Rename the Donald J. Trump State Park

According to Wikipedia, “Donald J. Trump State Park is a 436-acre state park located within the towns of Yorktown and Putnam Valley in Westchester County and Putnam County, New York. The park consists of undeveloped property that was donated to New York State in 2006 by developer and future President Donald J. Trump.”

A movement is underway to rename the park for deceased Supreme Court Justice Ruth Bader Ginsburg. I’ve signed several petitions to that effect. Then I decided to learn more about the park. Here’s what I uncovered:

In 2006, Trump donated the undeveloped land to New York state, claiming its worth was $100m. But in 2016, Trump’s campaign stated its value as $26.1m in his list of charitable contributions.

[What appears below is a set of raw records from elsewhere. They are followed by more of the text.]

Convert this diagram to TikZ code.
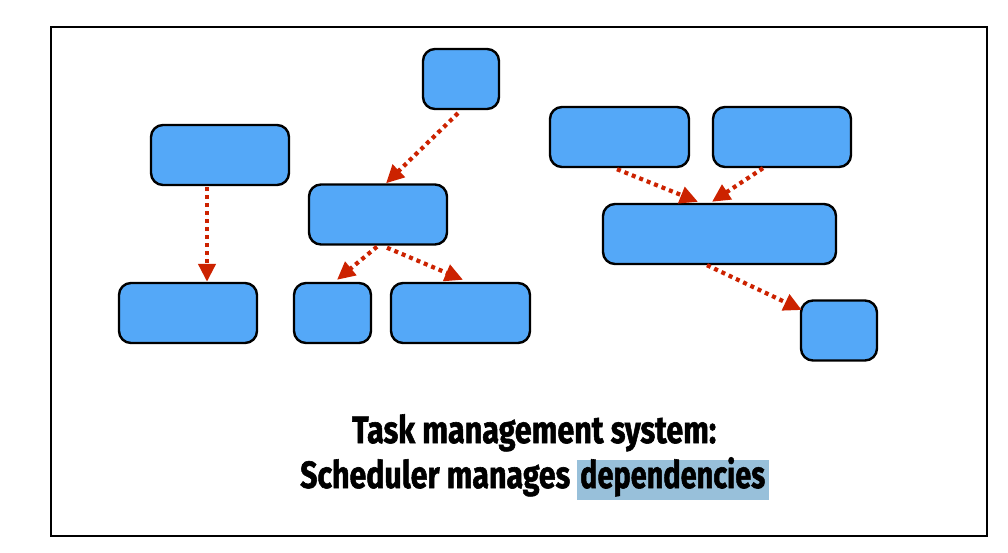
\documentclass[tikz,border=0pt]{standalone}
\usepackage{fontspec}
\usepackage{graphicx}
\usetikzlibrary{arrows.meta}
\newfontfamily\capfont{Fira Sans}[FakeBold=1.6]
\definecolor{boxblue}{HTML}{54A8F8}
\definecolor{deparrow}{HTML}{CC2200}
\definecolor{hlblue}{HTML}{98C0DA}
\tikzset{
  taskbox/.style={draw=black, line width=2.4pt, fill=boxblue, rounded corners=12pt, inner sep=0pt, minimum height=60pt},
  deparr/.style={draw=deparrow, line width=4.2pt, dash pattern=on 4pt off 4pt, -{Triangle[length=18pt,width=17pt]}},
  captext/.style={inner sep=0pt, font=\capfont\bfseries\fontsize{38}{40}\selectfont}
}
\begin{document}
\begin{tikzpicture}[x=1pt, y=-1pt]
\useasboundingbox (0,0) rectangle (1008,552);
\draw[line width=2pt] (51,27) rectangle (987,536);
% left column
\node[taskbox, minimum width=138pt] (L1) at (220,155) {};
\node[taskbox, minimum width=138pt] (L2) at (188,313) {};
% middle group
\node[taskbox, minimum width=76pt] (M0) at (461,79) {};
\node[taskbox, minimum width=138pt] (M1) at (378,214.5) {};
\node[taskbox, minimum width=77pt] (M2) at (332.5,313) {};
\node[taskbox, minimum width=139pt] (M3) at (460.5,313) {};
% right group
\node[taskbox, minimum width=139pt] (R1) at (619.5,137) {};
\node[taskbox, minimum width=138pt] (R2) at (782,137) {};
\node[taskbox, minimum width=233pt] (R3) at (719.5,234) {};
\node[taskbox, minimum width=76pt] (R4) at (839,330.5) {};
% dependencies
\draw[deparr] ([xshift=-13pt,yshift=-1pt]L1.south) -- ([xshift=19pt]L2.north);
\draw[deparr] ([xshift=-3pt,yshift=-3pt]M0.south) -- ([xshift=8pt]M1.north);
\draw[deparr] ([xshift=-1pt,yshift=-1pt]M1.south) -- ([xshift=4.5pt,yshift=2pt]M2.north);
\draw[deparr] ([xshift=9pt,yshift=-2pt]M1.south) -- ([xshift=2.5pt,yshift=2pt]M3.north);
\draw[deparr] ([xshift=-2.5pt,yshift=-1pt]R1.south) -- ([xshift=-21.5pt,yshift=1pt]R3.north);
\draw[deparr] ([xshift=-19pt]R2.south) -- ([xshift=-7.5pt,yshift=1pt]R3.north);
\draw[deparr] ([xshift=-12.5pt]R3.south) -- ([xshift=2pt,yshift=20.5pt]R4.west);
% caption
\node[fill=hlblue, inner sep=0pt, minimum width=192pt, minimum height=40pt] (hl) at (673,480) {};
\node[captext, anchor=base west] (t1) at (352,443) {\resizebox{364pt}{\height}{Task management system:}};
\node[captext, anchor=base west] (t2) at (300,488) {\resizebox{270pt}{\height}{Scheduler manages}};
\node[captext, anchor=base west] (t3) at (580,488) {\resizebox{185pt}{\height}{dependencies}};
\end{tikzpicture}
\end{document}
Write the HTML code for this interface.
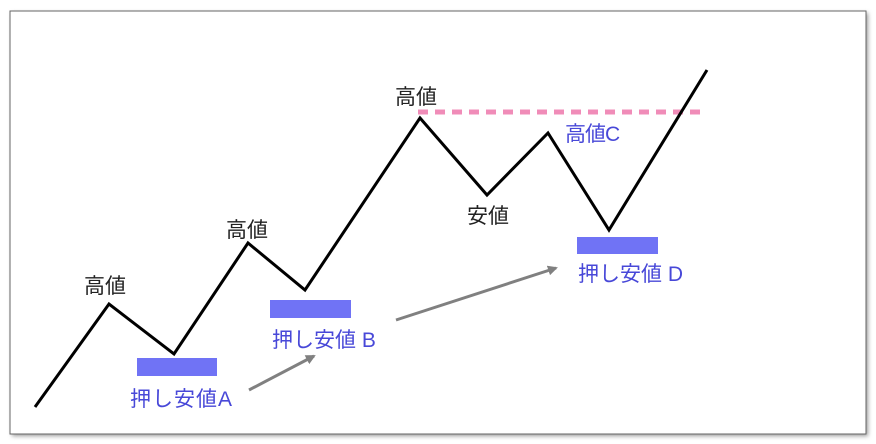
<!DOCTYPE html>
<html><head><meta charset="utf-8"><style>
html,body{margin:0;padding:0;background:#fff;width:876px;height:444px;overflow:hidden}
svg{display:block}
text{font-family:"Liberation Sans","Noto Sans CJK JP",sans-serif;font-size:21px}
</style></head><body>
<svg width="876" height="444" viewBox="0 0 876 444">
<defs>
<marker id="ar" markerWidth="10" markerHeight="10" refX="8" refY="5" orient="auto" markerUnits="userSpaceOnUse">
<path d="M0,0 L10,5 L0,10 Z" fill="#808080"/></marker>
<filter id="sh" x="-5%" y="-5%" width="110%" height="110%"><feGaussianBlur stdDeviation="2"/></filter>
</defs>
<rect x="12" y="13" width="856" height="423" fill="#999" filter="url(#sh)"/>
<rect x="10" y="11" width="856" height="423" fill="#fff" stroke="#666" stroke-width="1"/>
<line x1="418" y1="112" x2="700" y2="112" stroke="#f08cb8" stroke-width="5" stroke-dasharray="10,7"/>
<polyline points="35,407 109,304 174,354 248,243 305,290 420,118 487,195 548,133 609,230 707,70" fill="none" stroke="#000" stroke-width="3" stroke-linejoin="miter"/>
<rect x="137" y="358" width="80" height="18" fill="#7073f5"/>
<rect x="270" y="300" width="81" height="18" fill="#7073f5"/>
<rect x="577" y="237" width="81" height="17" fill="#7073f5"/>
<line x1="249" y1="390" x2="314" y2="356" stroke="#808080" stroke-width="3" marker-end="url(#ar)"/>
<line x1="396" y1="320" x2="556" y2="268" stroke="#808080" stroke-width="3" marker-end="url(#ar)"/>
<g fill="#222">
<text x="84" y="293">高値</text>
<text x="226" y="237">高値</text>
<text x="395" y="104">高値</text>
<text x="467" y="223">安値</text>
</g>
<g fill="#4848d8">
<text x="565" y="141" letter-spacing="-1">高値C</text>
<text x="130" y="406" letter-spacing="1">押し安値A</text>
<text x="272" y="347">押し安値 B</text>
<text x="578" y="281">押し安値 D</text>
</g>
</svg>
</body></html>
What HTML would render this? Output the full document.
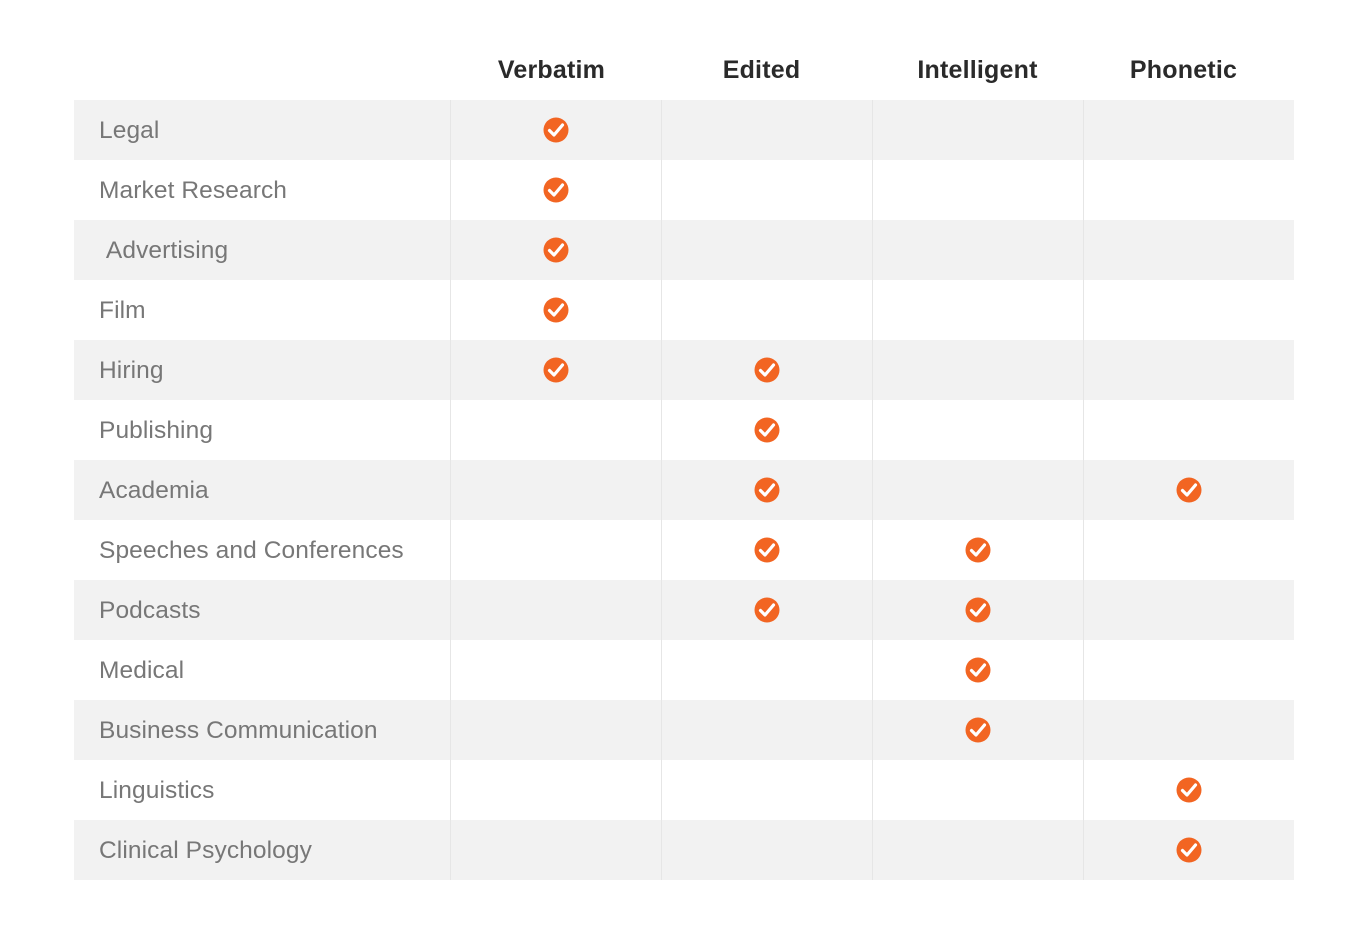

The newspaper The Guardian reports that the park is not a park at all. It’s “two tracts of muddy, overgrown land between New York’s Putnam and Westchester counties that Trump purchased in 1998 for $2.75m hoping to build a golf course. Neighborhood officials halted the plan, citing environmental concerns, and the land was abandoned.” The area’s “parking lot” is “an empty gravel patch with a noticeboard that warns visitors to beware of ticks. There are no restrooms, trash cans, or places to sit. The remainder is basically bramble bushes and an empty field with bits of trash.”

Efforts to rename the park have failed. Trump required in the donation contract awarding the land to New York state that the parklands would bear Trump’s name prominently displayed.

So chances are that Trump could successfully block efforts to rename the park after Ginsburg. That’s all well and good. Leave Trump’s name on the mud pit. Find a beautiful and stately park to name after one of the greatest justices ever to serve on the Supreme Court.

And maybe, after Trump is defeated in his bid for re-election next month, we can find a way to banish his name from our parks.

2 thoughts on “Rename the Donald J. Trump State Park”

  1. Let’s give it back to him put a Quonset hut on it and call it his Presidential Library. Imagine all of the personal awards and gifts he could store there.